Su Nigrizia
Si muore lungo la frontiera bielorussa. Si muore senza che sia possibile testimoniare quel che accade. Vietato l’accesso al confine per giornalisti, operatori umanitari e deputati europarlamentari. Ma non ai cacciatori di cinghiali, ai quali sarà concesso muoversi e sparare, tra quei boschi dove si nascondono 5mila persone che cercano di varcare i confini
Avin aveva 38 anni e un figlio in grembo, morto da venti giorni, quando è deceduta per setticemia. All’arrivo in ospedale la sua temperatura corporea misurava 27 gradi. Troppo freddo, troppa fame, troppa sete in quel bosco in cui si nascondeva, insieme al marito Murad e ai suoi altri cinque figli, dai primi di novembre. Partiti dal Kurdistan iracheno, i sette ambivano semplicemente a una vita migliore. Per questo si erano messi in viaggio, cercando di varcare l’ennesima frontiera.
Avin è solo l’ennesima morte avvenuta in quel confine bielorusso, dove è difficile stimare il numero delle persone che transitano e sostano. Secondo il governo polacco, queste ultime sarebbero 5mila. Ma come si può dirlo con certezza? Da mesi, in quel tratto di confine che separa la Bielorussia dalla Polonia, non è consentito l’accesso a nessuno che non abbia il lasciapassare della polizia di frontiera. Divieto assoluto per chiunque, soprattutto per giornalisti, personale delle ong, dell’Unhcr, associazioni di aiuto umanitario. Persino a cinque europarlamentari è stato negato il passaggio qualche giorno fa.

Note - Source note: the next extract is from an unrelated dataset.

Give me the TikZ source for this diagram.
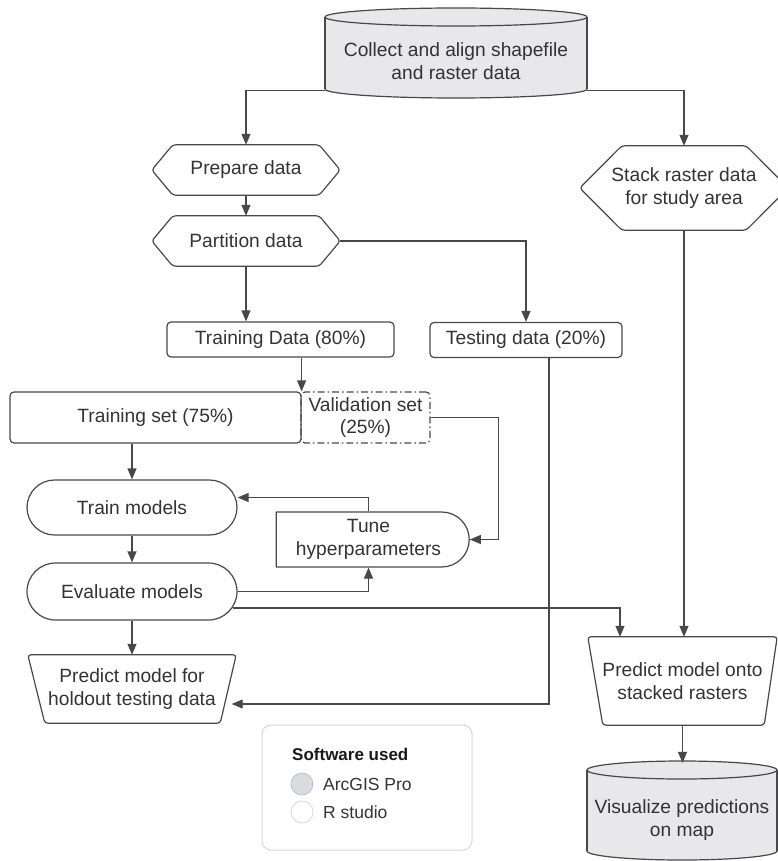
\documentclass[tikz,border=0pt]{standalone}
\usepackage{fontspec}
\setmainfont{Liberation Sans}
\usetikzlibrary{arrows.meta,shapes.misc,calc}
\definecolor{txt}{HTML}{333333}
\definecolor{ln}{HTML}{484848}
\definecolor{cylfill}{HTML}{E8E8EA}
\definecolor{legfill}{HTML}{D9DBE1}
\definecolor{legcirc}{HTML}{BFC1C8}
\definecolor{legline}{HTML}{D6D6D6}
\begin{document}
\begin{tikzpicture}[x=1pt,y=-1pt,
  every node/.style={font=\fontsize{19.2}{22.5}\selectfont, text=txt, align=center, inner sep=0pt},
  shp/.style={draw=ln, line width=1.2pt, line join=round},
  plain/.style={draw=none},
  box/.style={shp, rounded corners=4pt},
  dashbox/.style={draw=ln, line width=1.2pt, rounded corners=4pt, dash pattern=on 7pt off 3pt on 1.5pt off 3pt},
  stadium/.style={shp, rounded rectangle},
  delay/.style={shp, rounded rectangle, rounded rectangle west arc=none},
  conn/.style={draw=ln, line width=1.2pt, -{Triangle[length=11pt,width=9pt]}},
  legtxt/.style={anchor=base west, font=\fontsize{17.5}{20}\selectfont},
]
\useasboundingbox (0,0) rectangle (778,861);

% ---- top cylinder
\filldraw[fill=cylfill, shp] (456,89) ellipse [x radius=131, y radius=9];
\fill[cylfill] (325,17) rectangle (587,89);
\draw[shp] (325,17) -- (325,89) (587,17) -- (587,89);
\filldraw[fill=cylfill, shp] (456,17) ellipse [x radius=131, y radius=9];
\node[plain, minimum width=262, minimum height=76] (collect) at (456,61) {Collect and align shapefile\\and raster data};

% ---- bottom cylinder
\filldraw[fill=cylfill, shp] (682,851) ellipse [x radius=95, y radius=9];
\fill[cylfill] (587,770) rectangle (777,851);
\draw[shp] (587,770) -- (587,851) (777,770) -- (777,851);
\filldraw[fill=cylfill, shp] (682,770) ellipse [x radius=95, y radius=9];
\node[plain, minimum width=190, minimum height=90] (viz) at (682,820) {Visualize predictions\\on map};

% ---- hexagons
\node[plain, minimum width=188, minimum height=50] (prep) at (246,170) {Prepare data};
\draw[shp, rounded corners=3pt] (prep.west) -- ([xshift=21pt]prep.north west) -- ([xshift=-21pt]prep.north east) -- (prep.east) -- ([xshift=-21pt]prep.south east) -- ([xshift=21pt]prep.south west) -- cycle;
\node[plain, minimum width=188, minimum height=50] (part) at (246,241) {Partition data};
\draw[shp, rounded corners=3pt] (part.west) -- ([xshift=21pt]part.north west) -- ([xshift=-21pt]part.north east) -- (part.east) -- ([xshift=-21pt]part.south east) -- ([xshift=21pt]part.south west) -- cycle;
\node[plain, minimum width=208, minimum height=84] (stack) at (684,188) {Stack raster data\\for study area};
\draw[shp, rounded corners=3pt] (stack.west) -- ([xshift=42pt]stack.north west) -- ([xshift=-42pt]stack.north east) -- (stack.east) -- ([xshift=-42pt]stack.south east) -- ([xshift=42pt]stack.south west) -- cycle;

% ---- boxes
\node[box, minimum width=227, minimum height=35] (tdata) at (280.5,339.5) {Training Data (80\%)};
\node[box, minimum width=192, minimum height=35] (testd) at (526,340) {Testing data (20\%)};
\node[box, minimum width=291, minimum height=51] (tset) at (155.5,417.5) {Training set (75\%)};
\node[dashbox, minimum width=129, minimum height=51] (vset) at (365.5,417.5) {Validation set\\(25\%)};

\node[stadium, minimum width=210, minimum height=55] (train) at (132,507.5) {Train models};
\node[stadium, minimum width=210, minimum height=57] (eval) at (132,591.5) {Evaluate models};
\node[delay, minimum width=193, minimum height=55] (tune) at (368.5,539.5) {Tune\\hyperparameters};

% ---- trapezoids
\node[plain, minimum width=208, minimum height=68] (phold) at (132,689) {Predict model for\\holdout testing data};
\draw[shp, rounded corners=3pt] (phold.north west) -- (phold.north east) -- ([xshift=-16pt]phold.south east) -- ([xshift=17pt]phold.south west) -- cycle;
\node[plain, minimum width=189, minimum height=88] (ponto) at (682.5,681) {Predict model onto\\stacked rasters};
\draw[shp, rounded corners=3pt] (ponto.north west) -- (ponto.north east) -- ([xshift=-13pt]ponto.south east) -- ([xshift=15pt]ponto.south west) -- cycle;

% ---- connectors
\draw[conn] ([yshift=9pt]collect.south west) -| (prep.north);
\draw[conn] ([yshift=9pt]collect.south east) -| (stack.north);
\draw[conn] (prep.south) -- (part.north);
\draw[conn] (part.south) -- (part.south |- tdata.north);
\draw[conn] (part.east) -| (testd.north);
\draw[conn] (tset.north east |- tdata.south) -- (tset.north east);
\draw[conn] (vset.east) -- ++(68,0) |- (tune.east);
\draw[conn] (train.north |- tset.south) -- (train.north);
\draw[conn] (train.south) -- (eval.north);
\draw[conn] (tune.north) |- ([yshift=10pt]train.east);
\draw[conn] (eval.east) -| (tune.south);
\draw[conn] ([xshift=-5pt,yshift=-16.5pt]eval.east) -| ([xshift=-62.5pt]ponto.north);
\draw[conn] (eval.south) -- (phold.north);
\draw[conn] ([xshift=23pt]testd.south) |- ([xshift=-4.5pt,yshift=-15pt]phold.east);
\draw[conn] (stack.south) -- (stack.south |- ponto.north);
\draw[conn] (ponto.south) -- ([yshift=12pt]ponto.south |- viz.north);

% ---- legend
\node[draw=legline, line width=1pt, rounded corners=9pt, minimum width=210, minimum height=125] (legend) at (367,787.5) {};
\node[legtxt, font=\fontsize{17}{20}\selectfont\bfseries, text=black!90] (legtitle) at (292,760) {Software used};
\node[circle, draw=legcirc, fill=legfill, line width=0.8pt, minimum size=22] (c1) at (302,784) {};
\node[circle, draw=legline, fill=white, line width=0.8pt, minimum size=22] (c2) at (302,812) {};
\node[legtxt] (l1) at (323,790) {ArcGIS Pro};
\node[legtxt] (l2) at (323,818) {R studio};
\end{tikzpicture}
\end{document}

In questo confine, secondo Grupa Granica – una sigla che mette insieme 14 associazioni polacche che si occupano di migranti e svolgono azione di monitoraggio e denuncia lungo la frontiera –, quando finirà l’inverno, si scioglierà la neve e verranno rimosse le restrizioni all’accesso, si scopriranno tanti cadaveri.
Intanto però, nessuno deve essere testimone di quel che davvero accade tra quei boschi. Nessuno deve portare aiuto e conforto dove, da agosto, centinaia e centinaia di profughi iracheni, afghani, siriani, yemeniti, somali transitano. Alcuni già richiusi nei centri di detenzione gestiti dalla polizia di frontiera, altri, tantissimi, in movimento in mezzo alle foreste tra Bielorussia e Polonia, ma anche Lituania e Lettonia.
14mila agenti
E proprio tra i boschi polacchi, dal 10 dicembre, si aprirà la caccia al cinghiale. La notizia dell’autorizzazione da parte del governo, arrivata qualche giorno fa, ha destato le proteste di varie associazioni della società civile e umanitarie: una decisione irresponsabile e inumana, troppo il rischio per chi si muove nello stesso sottobosco, cercando di sfuggire ai controlli della polizia. Sono 14mila gli agenti che pattugliano quel lato del confine polacco.
E tra chi pattuglia c’è anche chi si blinda, respinge e rimpatria. La Polonia ha già iniziato a costruire la recinzione che dovrebbe separarla dalla Bielorussia: il muro di filo spinato, lungo 180 chilometri e alto 5,5 metri, dovrebbe essere finito entro metà 2022. Prima dunque di quello lituano, per cui sono stati stanziati 152 milioni di euro. Il muro della Lituania, che va a integrare il mucchio di filo spinato che già esiste, sarà dotato di attrezzature sofisticate di videosorveglianza, sarà lungo 500 chilometri e concluso entro settembre del prossimo anno.
E mentre si erigono barriere, per venire incontro a questi paesi, la commissione europea ha proposto, i primi di dicembre, misure eccezionali e temporanee che consentono a Polonia, Lettonia e Lituania di rimpatriare con maggiore flessibilità chi entra irregolarmente dal confine bielorusso. Procedure rapide che, riconosciute dalle istituzioni europee, finiscono, secondo Amnesty International, per normalizzare la disumanizzazione dei rimpatri.